GIVEN EXERCISE:
Begin at the top of the entries below and write out every line through the one containing "ax.spines['bottom'].set_linewidth(1.5)", excluding pictures.

----

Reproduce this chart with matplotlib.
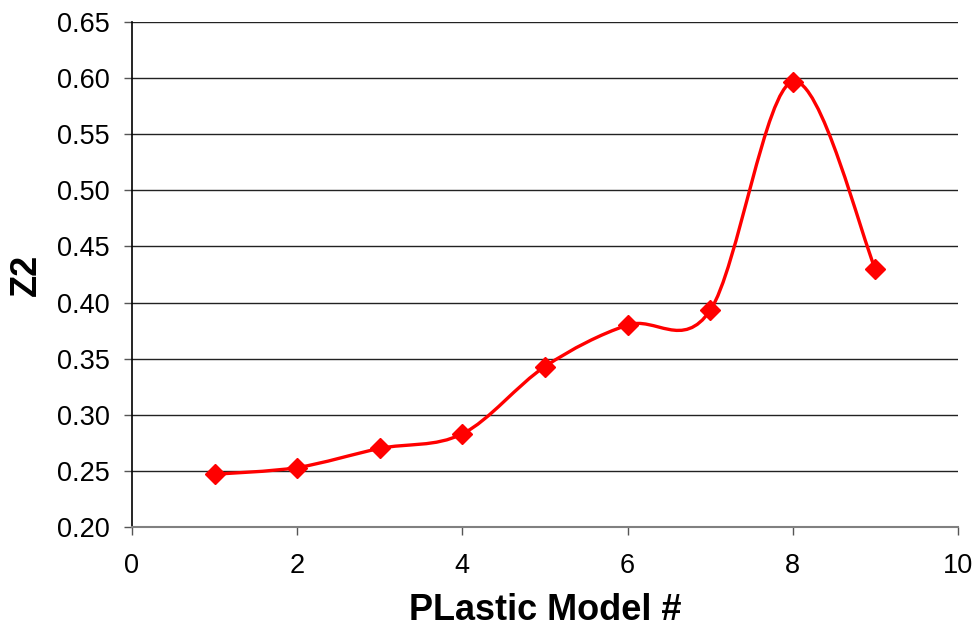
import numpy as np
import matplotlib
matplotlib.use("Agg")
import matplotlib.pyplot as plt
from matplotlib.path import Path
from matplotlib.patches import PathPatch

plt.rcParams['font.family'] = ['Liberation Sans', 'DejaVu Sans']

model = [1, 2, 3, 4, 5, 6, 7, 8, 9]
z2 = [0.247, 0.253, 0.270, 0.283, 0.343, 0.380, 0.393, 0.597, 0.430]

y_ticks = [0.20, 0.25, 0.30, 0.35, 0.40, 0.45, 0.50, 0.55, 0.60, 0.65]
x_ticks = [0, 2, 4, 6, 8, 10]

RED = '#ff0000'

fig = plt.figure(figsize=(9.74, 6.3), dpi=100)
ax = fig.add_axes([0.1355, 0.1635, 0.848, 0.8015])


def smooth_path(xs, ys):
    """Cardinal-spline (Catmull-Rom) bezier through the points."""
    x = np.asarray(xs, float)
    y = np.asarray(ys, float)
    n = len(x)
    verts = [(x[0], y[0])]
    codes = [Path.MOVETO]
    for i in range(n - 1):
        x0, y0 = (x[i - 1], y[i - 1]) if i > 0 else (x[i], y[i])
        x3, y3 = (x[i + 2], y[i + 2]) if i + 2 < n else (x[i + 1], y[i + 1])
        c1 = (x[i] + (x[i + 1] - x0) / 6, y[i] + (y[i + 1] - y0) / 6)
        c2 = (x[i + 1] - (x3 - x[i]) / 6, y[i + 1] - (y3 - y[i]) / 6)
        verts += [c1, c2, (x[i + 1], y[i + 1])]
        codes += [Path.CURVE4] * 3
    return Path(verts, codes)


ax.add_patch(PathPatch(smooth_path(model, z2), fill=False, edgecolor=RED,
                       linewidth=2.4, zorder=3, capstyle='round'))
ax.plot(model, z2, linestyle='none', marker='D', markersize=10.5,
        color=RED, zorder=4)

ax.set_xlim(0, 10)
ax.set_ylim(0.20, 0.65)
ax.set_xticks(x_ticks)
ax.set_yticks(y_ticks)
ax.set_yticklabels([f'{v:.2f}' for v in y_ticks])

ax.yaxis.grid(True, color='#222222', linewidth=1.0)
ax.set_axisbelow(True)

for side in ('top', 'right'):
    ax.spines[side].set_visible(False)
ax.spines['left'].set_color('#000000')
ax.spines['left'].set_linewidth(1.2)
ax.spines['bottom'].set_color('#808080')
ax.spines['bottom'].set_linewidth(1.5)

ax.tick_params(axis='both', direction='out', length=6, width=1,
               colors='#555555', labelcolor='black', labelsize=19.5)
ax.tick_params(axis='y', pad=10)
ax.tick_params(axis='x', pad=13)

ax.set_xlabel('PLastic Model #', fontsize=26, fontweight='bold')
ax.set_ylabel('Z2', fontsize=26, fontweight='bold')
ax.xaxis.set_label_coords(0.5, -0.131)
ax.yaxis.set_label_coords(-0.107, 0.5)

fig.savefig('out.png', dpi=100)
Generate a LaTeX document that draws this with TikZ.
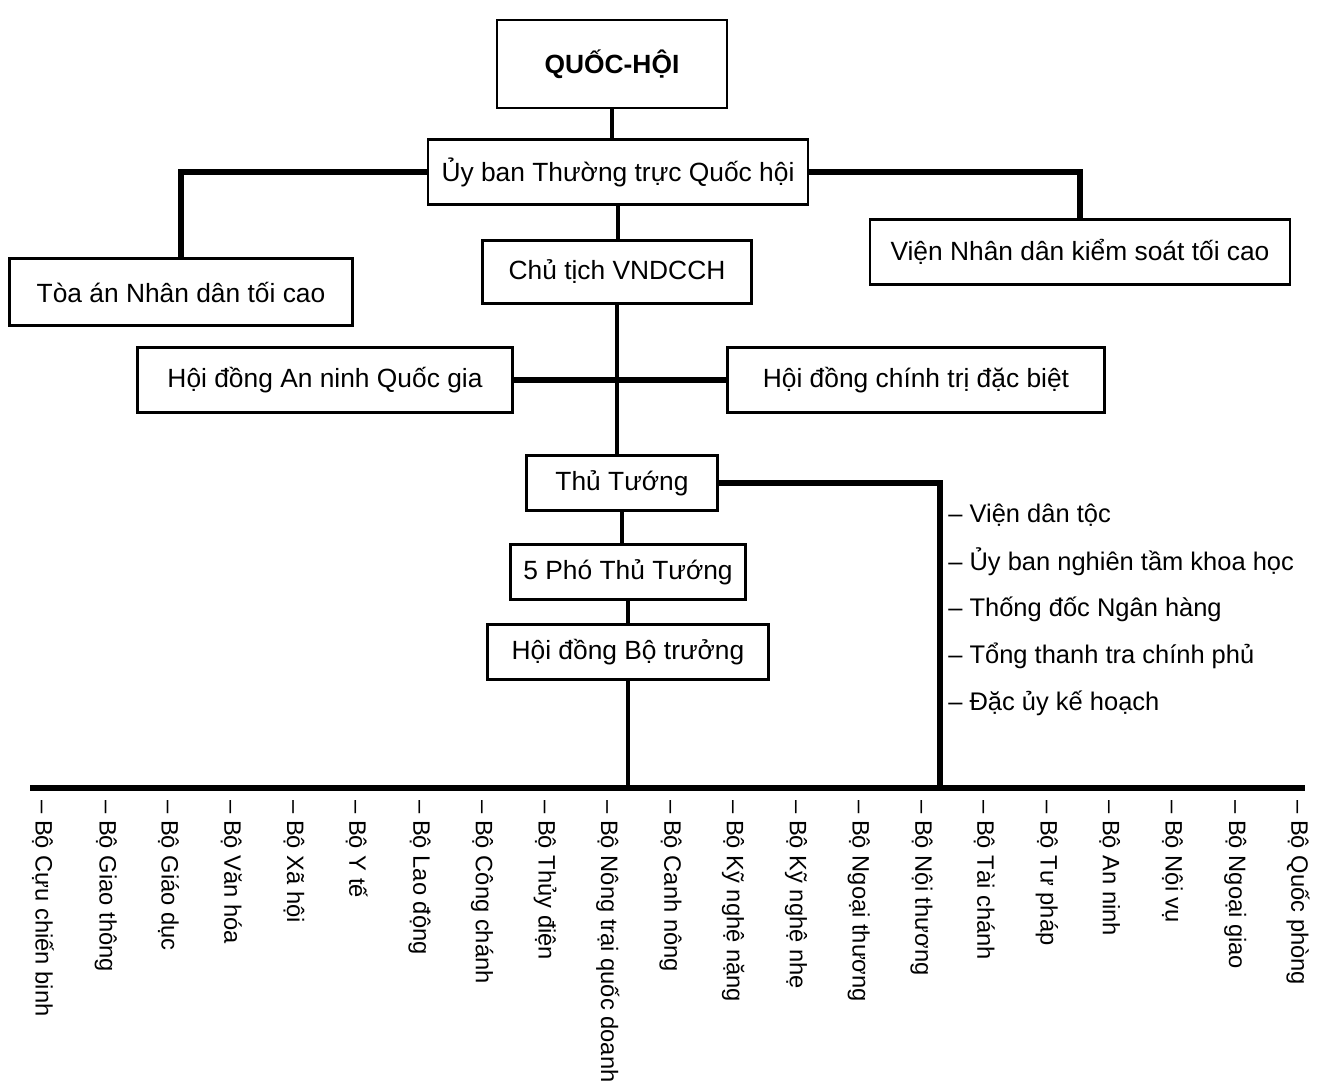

----

THE RESPONSE:
Reproduce this chart with matplotlib.
import numpy as np
import matplotlib
matplotlib.use("Agg")
import matplotlib.pyplot as plt
from matplotlib.path import Path
from matplotlib.patches import PathPatch

plt.rcParams['font.family'] = ['Liberation Sans', 'DejaVu Sans']

model = [1, 2, 3, 4, 5, 6, 7, 8, 9]
z2 = [0.247, 0.253, 0.270, 0.283, 0.343, 0.380, 0.393, 0.597, 0.430]

y_ticks = [0.20, 0.25, 0.30, 0.35, 0.40, 0.45, 0.50, 0.55, 0.60, 0.65]
x_ticks = [0, 2, 4, 6, 8, 10]

RED = '#ff0000'

fig = plt.figure(figsize=(9.74, 6.3), dpi=100)
ax = fig.add_axes([0.1355, 0.1635, 0.848, 0.8015])


def smooth_path(xs, ys):
    """Cardinal-spline (Catmull-Rom) bezier through the points."""
    x = np.asarray(xs, float)
    y = np.asarray(ys, float)
    n = len(x)
    verts = [(x[0], y[0])]
    codes = [Path.MOVETO]
    for i in range(n - 1):
        x0, y0 = (x[i - 1], y[i - 1]) if i > 0 else (x[i], y[i])
        x3, y3 = (x[i + 2], y[i + 2]) if i + 2 < n else (x[i + 1], y[i + 1])
        c1 = (x[i] + (x[i + 1] - x0) / 6, y[i] + (y[i + 1] - y0) / 6)
        c2 = (x[i + 1] - (x3 - x[i]) / 6, y[i + 1] - (y3 - y[i]) / 6)
        verts += [c1, c2, (x[i + 1], y[i + 1])]
        codes += [Path.CURVE4] * 3
    return Path(verts, codes)


ax.add_patch(PathPatch(smooth_path(model, z2), fill=False, edgecolor=RED,
                       linewidth=2.4, zorder=3, capstyle='round'))
ax.plot(model, z2, linestyle='none', marker='D', markersize=10.5,
        color=RED, zorder=4)

ax.set_xlim(0, 10)
ax.set_ylim(0.20, 0.65)
ax.set_xticks(x_ticks)
ax.set_yticks(y_ticks)
ax.set_yticklabels([f'{v:.2f}' for v in y_ticks])

ax.yaxis.grid(True, color='#222222', linewidth=1.0)
ax.set_axisbelow(True)

for side in ('top', 'right'):
    ax.spines[side].set_visible(False)
ax.spines['left'].set_color('#000000')
ax.spines['left'].set_linewidth(1.2)
ax.spines['bottom'].set_color('#808080')
ax.spines['bottom'].set_linewidth(1.5)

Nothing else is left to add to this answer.